Emily is the winner of CBC-Radio Canada’s Virtuose program and among Canada’s Hottest Thirty Musicians Under Thirty. Emily’s passion for music led her to perform as a volunteer musician and fund-raiser in senior residences, hospitals and a multitude of community events. Her humanitarian commitment is reflected in her mentoring activities encouraging youth to lead more balanced lives. To Emily, nothing is more rewarding than to motivate those around her.
In high school Stephanie was part of the Compassion Club, TED-Ed Club, and Coffeehouse, where she organized events and provided leadership opportunities to students. When Stephanie was 15 years old, she founded the Sprout-Save-Share initiative, an organization that engages youth in projects focused on minimizing waste, such as collecting end-of-day produce to donate. Stephanie also volunteers at her local science center and children’s hospital, speaks her voice on multiple youth councils, and worked to create a sensory room for special needs students at her school. In the fall, Stephanie will study engineering at the University of British Columbia. She plans to continue giving back the community through running Sprout-Save-Share and being involved in research.
Tessa has a prosthetic left leg and prosthetic right eye, both lost to her battles with cancer. She created a website called Chatability.org, an all-inclusive, online community for students with disabilities. She was the official Terry Fox Poster Girl, and an ambassador for SickKids. In 2016, Tessa had a short documentary made on her life called ‘Being Tessa,’ and her opinion pieces have been featured in the Toronto Star, the Toronto Sun, and the Peterborough Examiner. Tessa identifies as queer and is a passionate advocate for LGBTQ+ rights and recognition, specifically how this community comes into intersection with the disabled community. Tessa is very interested in Feminist Disability Studies and hopes for her career to move towards becoming a professor in this field of study.

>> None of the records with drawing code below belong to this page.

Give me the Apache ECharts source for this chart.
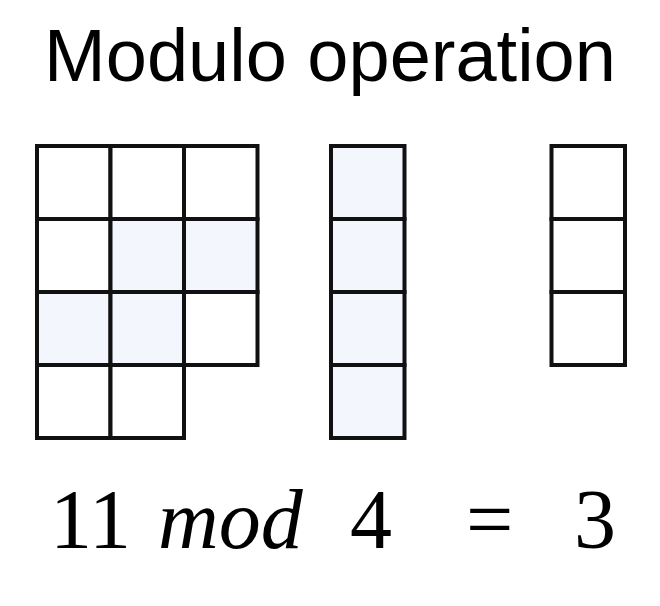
<!DOCTYPE html>
<html><head><meta charset="utf-8">
<script src="https://cdn.jsdelivr.net/npm/echarts@6/dist/echarts.min.js"></script>
<style>html,body{margin:0;background:#fff}#c{width:660px;height:606px}</style>
</head><body><div id="c"></div>
<script>
// cell grid: column, row, shaded (1) or white (0)
var cellCols = [0, 1, 2, 0, 1, 2, 0, 1, 2, 0, 1, 4, 4, 4, 4, 7, 7, 7];
var cellRows = [0, 0, 0, 1, 1, 1, 2, 2, 2, 3, 3, 0, 1, 2, 3, 0, 1, 2];
var cellShade = [0, 0, 0, 0, 1, 1, 1, 1, 0, 0, 0, 1, 1, 1, 1, 0, 0, 0];

var cells = [];
for (var i = 0; i < cellCols.length; i++) {
	cells.push([cellCols[i], cellRows[i], cellShade[i]]);
}

var myChart = echarts.init(document.getElementById('c'));
var option = {
	animation: false,
	backgroundColor: '#fff',
	grid: { left: 37, top: 146, width: 588, height: 292 },
	xAxis: { type: 'value', min: 0, max: 8, show: false },
	yAxis: { type: 'value', min: 0, max: 4, inverse: true, show: false },
	graphic: [
		{ type: 'text', left: 'center', top: 24, style: { text: 'Modulo operation', font: '74px "Liberation Sans", Arial', fill: '#000' } },
		{ type: 'text', left: 50, top: 484, style: { text: '11', font: '84px "Liberation Serif", serif', fill: '#000' } },
		{ type: 'text', left: 158, top: 484, style: { text: 'mod', font: 'italic 84px "Liberation Serif", serif', fill: '#000' } },
		{ type: 'text', left: 350, top: 484, style: { text: '4', font: '84px "Liberation Serif", serif', fill: '#000' } },
		{ type: 'text', left: 466, top: 484, style: { text: '=', font: '84px "Liberation Serif", serif', fill: '#000' } },
		{ type: 'text', left: 574, top: 484, style: { text: '3', font: '84px "Liberation Serif", serif', fill: '#000' } }
	],
	series: [{
		type: 'custom',
		data: cells,
		renderItem: function(params, api) {
			var p0 = api.coord([api.value(0), api.value(1)]);
			var p1 = api.coord([api.value(0) + 1, api.value(1) + 1]);
			return {
				type: 'rect',
				shape: { x: p0[0], y: p0[1], width: p1[0] - p0[0], height: p1[1] - p0[1] },
				style: { fill: api.value(2) ? '#f4f6fd' : '#fff', stroke: '#111', lineWidth: 4 }
			};
		}
	}]
};
myChart.setOption(option);
</script></body></html>
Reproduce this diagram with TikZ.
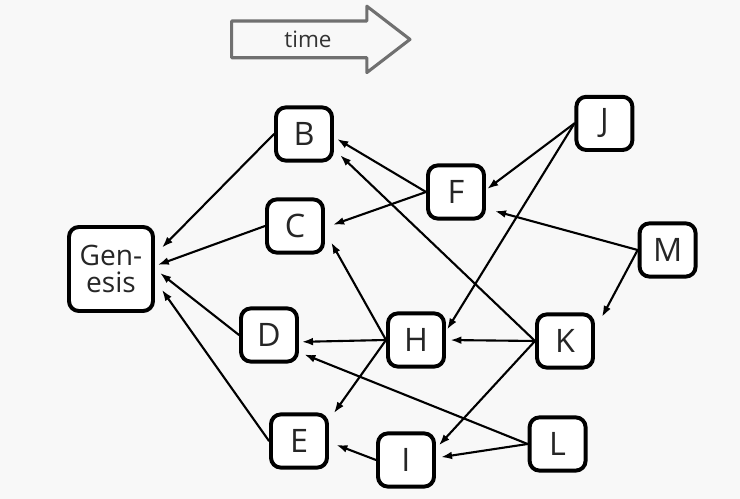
\documentclass[tikz,border=0pt]{standalone}
\usepackage{fontspec}
\setmainfont{Open Sans}
\usetikzlibrary{arrows.meta}
\definecolor{timegray}{RGB}{112,112,112}
\definecolor{paperwhite}{RGB}{248,248,248}

\begin{document}
\begin{tikzpicture}[line cap=round,line join=round,
 blok/.style={draw,line width=2.8pt,rounded corners=7pt,fill=white,
  minimum width=1.4cm,minimum height=1.33cm,inner sep=0pt,
  font=\fontsize{23}{23}\selectfont,text=black!85},
 link/.style={-{Latex[length=8pt,width=5.5pt]},line width=1.5pt,shorten >=3pt}]
 \fill[paperwhite] (0,0) rectangle (18.5,12.475);
 % Time arrow.
 \draw[timegray,line width=2.2pt] (5.79,11.03)--(5.79,11.95)--(9.17,11.95)
  --(9.17,12.32)--(10.25,11.49)--(9.17,10.66)--(9.17,11.03)--cycle;
 \node[font=\fontsize{16}{16}\selectfont,text=black!80] (time) at (7.7,11.48) {time};
 % Blocks.
 \node[blok,minimum size=2.1cm,font=\fontsize{20}{19}\selectfont,align=center]
  (Genesis) at (2.775,5.75) {Gen-\\esis};
 \node[blok] (B) at (7.6,9.125) {B};
 \node[blok] (C) at (7.375,6.825) {C};
 \node[blok] (D) at (6.725,4.1) {D};
 \node[blok] (E) at (7.475,1.45) {E};
 \node[blok] (F) at (11.4,7.675) {F};
 \node[blok] (H) at (10.4,3.975) {H};
 \node[blok] (I) at (10.15,0.975) {I};
 \node[blok] (J) at (15.11,9.39) {J};
 \node[blok] (K) at (14.125,3.95) {K};
 \node[blok] (L) at (13.94,1.375) {L};
 \node[blok] (M) at (16.69,6.225) {M};
 % Links to the parent blocks.
 \draw[link,shorten >=7pt] (B.west) -- (Genesis.18);
 \draw[link,shorten >=2pt] (C.west) -- (Genesis.4);
 \draw[link,shorten >=4.5pt] (D.west) -- (Genesis.east);
 \draw[link,shorten >=8.5pt] (E.west) -- (Genesis.-14);
 \draw[link,shorten >=2.5pt] (F.west) -- (B.-6);
 \draw[link,shorten >=6pt] (F.west) -- (C.-3);
 \draw[link,shorten >=6pt] (K.west) -- (B.-27);
 \draw[link,shorten >=9pt] (H.west) -- (C.-10);
 \draw[link,shorten >=2pt] (H.west) -- (D.-13);
 \draw[link,shorten >=6pt] (H.west) -- (E.35);
 \draw[link,shorten >=1pt] (J.west) -- (F.4);
 \draw[link,shorten >=1.5pt] (J.west) -- (H.16);
 \draw[link,shorten >=6.5pt] (M.west) -- (F.-29);
 \draw[link,shorten >=10.5pt] (M.west) -- (K.20);
 \draw[link] (K.west) -- (H.east);
 \draw[link] (K.west) -- (I.21);
 \draw[link,shorten >=4pt] (L.west) -- (D.-30);
 \draw[link,shorten >=3.5pt] (L.west) -- (I.4);
 \draw[link,shorten >=5.5pt] (I.west) -- (E.-2);
\end{tikzpicture}
\end{document}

Shailynn knew from a young age that despite living with type 2 Spinal Muscular Atrophy and fighting a degenerative disease from her wheelchair, she planned to do big things. Shailynn dove into discovering what moving away from home was like with a wheelchair while advocating for accessibility needs, access to rare disease treatments, and volunteering with the Love for Lewiston Foundation. At Mount Royal University Shailynn is presently in her fourth year of the Bachelor of Arts in Criminal Justice program with a minor in Sociology and she hopes to enter the justice field or obtain her master’s once she has completed her degree.
From her dedication to mental health awareness, to spearheading a community-wide “Better Together” t-shirt campaign aimed at bringing people together, Allysa lives a life of love, commitment, and service to our community. After losing four friends to suicide in 2018, Allysa learned the importance of bringing a community together and being an advocate for those suffering with mental health. Allysa also works with veterans, Students Against Distracted Driving, and a mental health support group called “Hugs with Mugs.” Allysa’s dedication to mental health and wanting to create change are the inspirations behind studying Indigenous Social Work in the fall at the First Nations University of Canada.